The clover is a leguminous nitrogen-fixer. Nitrogen fixers have the ability to draw nitrogen out of the air and prepare it for other plants to consume and make great green manure crops, which is ideal for nitrogen-poor soils like mine. The SARE organization (sustainable agriculture research & education) suggests that in some studies crimson clover has provided 70-150lbs./acre of nitrogen and 3,500-5,500lbs. of biomass. That’s a lot of nitrogen for the money, and all I have to do is chop it and drop it on the ground when the time comes.
Daikon radish is a dynamic accumulator that sends a taproot, much like a carrot, deep into the soil. It mines minerals and stores nitrogen in the tap root and leaves. When the radish is left in the ground, it rots and deposits the nutrients into the soil for the next crop to consume. Daikon is often referred to as a tillage radish because its taproot loosens the soil (like tilling) and leaves a deep hole that collects rain water and provides passages for worms. When seeded at 10-12lbs. per acre, daikon radish can yield 150-200lbs./acre of nitrogen.

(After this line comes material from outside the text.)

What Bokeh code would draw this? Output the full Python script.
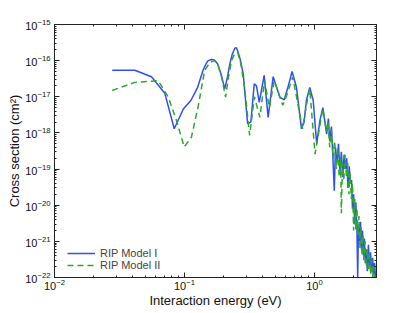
from bokeh.plotting import figure
from bokeh.models import LogAxis, FixedTicker, Legend, LegendItem
from bokeh.embed import file_html
from bokeh.resources import INLINE

# RIP Model I (blue, solid)
energy_m1 = [0.0278, 0.0415, 0.0557, 0.0705, 0.0834, 0.098, 0.112, 0.126, 0.139, 0.146,
             0.152, 0.161, 0.17, 0.18, 0.192, 0.204, 0.214, 0.223, 0.233, 0.244, 0.25,
             0.256, 0.268, 0.283, 0.306, 0.324, 0.344, 0.358, 0.376, 0.41, 0.44, 0.481,
             0.541, 0.585, 0.62, 0.673, 0.727, 0.794, 0.832, 0.867, 0.92, 0.977, 1.04,
             1.1, 1.16, 1.24, 1.28, 1.31, 1.35, 1.38, 1.42, 1.45, 1.49, 1.53, 1.57, 1.61,
             1.65, 1.69, 1.73, 1.77, 1.81, 1.85, 1.89, 1.93, 1.96, 2.0, 2.04, 2.08, 2.12,
             2.15, 2.18, 2.22, 2.26, 2.3, 2.34, 2.38, 2.42, 2.46, 2.5, 2.55, 2.6, 2.65,
             2.7, 2.75, 2.8, 2.85, 2.9, 2.95]
xsec_m1 = [5.4e-17, 5.4e-17, 3.6e-17, 1.26e-17, 1.3e-18, 4.6e-18, 7.9e-18, 1.8e-17, 5.4e-17, 8.0e-17,
           1.0e-16, 1.07e-16, 1.05e-16, 8.1e-17, 4.0e-17, 1.66e-17, 3.5e-17, 8.0e-17, 1.5e-16, 2.2e-16, 2.3e-16,
           1.9e-16, 1.1e-16, 4.3e-17, 1.8e-18, 2.0e-18, 2.3e-17, 2.0e-17, 7.0e-18, 3.9e-17, 2.7e-18, 3.6e-17,
           9.8e-18, 8.2e-18, 1.66e-17, 5.0e-17, 1.8e-17, 1.3e-18, 2.0e-18, 8.0e-18, 1.8e-17, 8.0e-18, 5.0e-19,
           2.2e-18, 5.0e-18, 9.3e-19, 2.5e-18, 6.0e-19, 1.5e-18, 3.0e-19, 2.5e-20, 4.0e-19, 1.5e-19, 5.0e-19, 8.0e-20, 3.0e-19,
           6.0e-20, 2.5e-19, 1.0e-19, 2.0e-19, 3.0e-20, 1.2e-19, 4.0e-20, 5.0e-20, 8.0e-21, 2.0e-20, 3.0e-21, 1.2e-20, 2.5e-21,
           1.0e-22, 3.0e-21, 1.0e-21, 3.5e-21, 6.0e-22, 2.0e-21, 4.0e-22, 1.2e-21, 2.5e-22, 6.0e-22, 1.5e-22, 8.0e-22, 2.0e-22,
           5.0e-22, 1.5e-22, 3.5e-22, 1.2e-22, 2.5e-22, 1.0e-22]

# RIP Model II (green, dashed)
energy_m2 = [0.0278, 0.0415, 0.0628, 0.075, 0.0868, 0.0995, 0.113, 0.127, 0.143, 0.157,
             0.17, 0.18, 0.193, 0.207, 0.218, 0.23, 0.244, 0.256, 0.27, 0.29, 0.317,
             0.345, 0.38, 0.413, 0.45, 0.49, 0.57, 0.61, 0.68, 0.77, 0.81, 0.88, 0.92,
             1.01, 1.1, 1.16, 1.24, 1.27, 1.31, 1.35, 1.39, 1.43, 1.47, 1.51, 1.55, 1.59,
             1.61, 1.64, 1.68, 1.72, 1.76, 1.8, 1.84, 1.88, 1.92, 1.96, 2.0, 2.04, 2.08,
             2.12, 2.16, 2.2, 2.24, 2.28, 2.32, 2.36, 2.4, 2.45, 2.5, 2.55, 2.6, 2.65,
             2.7, 2.75, 2.8, 2.85, 2.9]
xsec_m2 = [1.5e-17, 2.5e-17, 2.8e-17, 9.8e-18, 2.2e-18, 4.1e-19, 7.6e-19, 5.1e-18, 5.4e-17, 9.0e-17,
           1.0e-16, 8.0e-17, 3.5e-17, 9.8e-18, 3.5e-17, 1.0e-16, 1.6e-16, 1.7e-16, 9.0e-17, 1.8e-17, 8.5e-19,
           1.0e-17, 2.7e-18, 2.8e-17, 5.0e-18, 2.8e-17, 5.8e-18, 1.07e-17, 3.5e-17, 3.4e-18, 1.3e-18, 8.0e-18, 1.66e-17,
           2.6e-19, 1.6e-18, 4.6e-18, 1.1e-18, 2.0e-18, 4.0e-19, 1.2e-18, 2.0e-19, 6.0e-19, 1.0e-19, 4.0e-19, 6.0e-20, 2.0e-19,
           6.0e-21, 1.5e-19, 5.0e-20, 2.5e-19, 6.0e-20, 1.5e-19, 2.0e-20, 8.0e-20, 1.5e-20, 4.0e-20, 2.0e-21, 1.5e-20, 2.0e-21,
           8.0e-21, 1.5e-21, 5.0e-21, 6.0e-22, 2.5e-21, 4.0e-22, 1.5e-21, 3.0e-22, 1.0e-21, 2.0e-22, 6.0e-22, 1.5e-22, 5.0e-22,
           1.2e-22, 3.0e-22, 1.0e-22, 2.0e-22, 1.0e-22]

x_major = [0.01, 0.1, 1.0]
x_minor = [0.02, 0.03, 0.04, 0.05, 0.06, 0.07, 0.08, 0.09,
           0.2, 0.3, 0.4, 0.5, 0.6, 0.7, 0.8, 0.9, 2.0, 3.0]
y_major = [1e-22, 1e-21, 1e-20, 1e-19, 1e-18, 1e-17, 1e-16, 1e-15]
y_minor = [k * d for d in y_major[:-1] for k in range(2, 10)]

FONT = "Liberation Sans"

p = figure(width=407, height=312, x_axis_type="log", y_axis_type="log",
           x_range=(0.01, 3.0), y_range=(1e-22, 1e-15),
           output_backend="svg", toolbar_location=None,
           min_border_left=54, min_border_right=31, min_border_top=24, min_border_bottom=35)
p.xgrid.visible = False
p.ygrid.visible = False
p.outline_line_color = "#222222"
p.background_fill_color = "white"
p.border_fill_color = "white"

def style(ax, ticker):
    ax.ticker = ticker
    ax.major_tick_in = 5
    ax.major_tick_out = 0
    ax.minor_tick_in = 2
    ax.minor_tick_out = 0
    ax.axis_line_color = "#222222"
    ax.major_tick_line_color = "#222222"
    ax.minor_tick_line_color = "#222222"
    ax.major_label_text_font = FONT
    ax.major_label_text_font_size = "11px"
    ax.major_label_text_color = "#111111"
    ax.axis_label_text_font = FONT
    ax.axis_label_text_font_size = "13px"
    ax.axis_label_text_font_style = "normal"
    ax.axis_label_text_color = "#111111"

style(p.xaxis[0], FixedTicker(ticks=x_major, minor_ticks=x_minor))
style(p.yaxis[0], FixedTicker(ticks=y_major, minor_ticks=y_minor))
p.xaxis[0].axis_label = "Interaction energy (eV)"
p.yaxis[0].axis_label = "Cross section (cm²)"
p.xaxis[0].major_label_standoff = 1
p.xaxis[0].axis_label_standoff = 0
p.yaxis[0].major_label_standoff = 4
p.yaxis[0].axis_label_standoff = 0

top = LogAxis()
style(top, FixedTicker(ticks=x_major, minor_ticks=x_minor))
top.major_label_text_font_size = "2px"
top.major_label_text_color = None
top.major_label_standoff = 0
p.add_layout(top, "above")
right = LogAxis()
style(right, FixedTicker(ticks=y_major, minor_ticks=y_minor))
right.major_label_text_font_size = "2px"
right.major_label_text_color = None
right.major_label_standoff = 0
p.add_layout(right, "right")

r1 = p.line(energy_m1, xsec_m1, line_color="#2f4ff5", line_width=1.5)
r2 = p.line(energy_m2, xsec_m2, line_color="#2ea82a", line_width=1.5, line_dash="6 4")

legend = Legend(items=[LegendItem(label="RIP Model I", renderers=[r1]),
                       LegendItem(label="RIP Model II", renderers=[r2])],
                location=(13, 6), padding=0, margin=0, spacing=0,
                glyph_width=28, glyph_height=12, label_height=12, label_standoff=5,
                label_text_font=FONT, label_text_font_size="11px",
                border_line_color=None, background_fill_alpha=0)
p.add_layout(legend, "center")

open("out.html", "w").write(file_html(p, INLINE))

If you’re interested in learning more about which crops make the best ground cover, I recommend this free resource from SARE: Managing Cover Crops Profitably -3rd Edition. There’s a lot of good info in there.
The Early Results
The weekend after we seeded the Ant Farm, we returned to see the progress. In all honesty, I had real doubts about whether the seeds would even germinate. Best case, I was hoping to see some little sprouts here and there. Boy was I surprised!
After just five days, the rye had sprouted into little shoots that were about two inches tall. As the sun was setting, there was a green haze across the ground from all of the little sprouts. In the garden there were millions of seed leaves sprouting forth and blanketing the ground. It was exciting to finally see something growing on our little farm.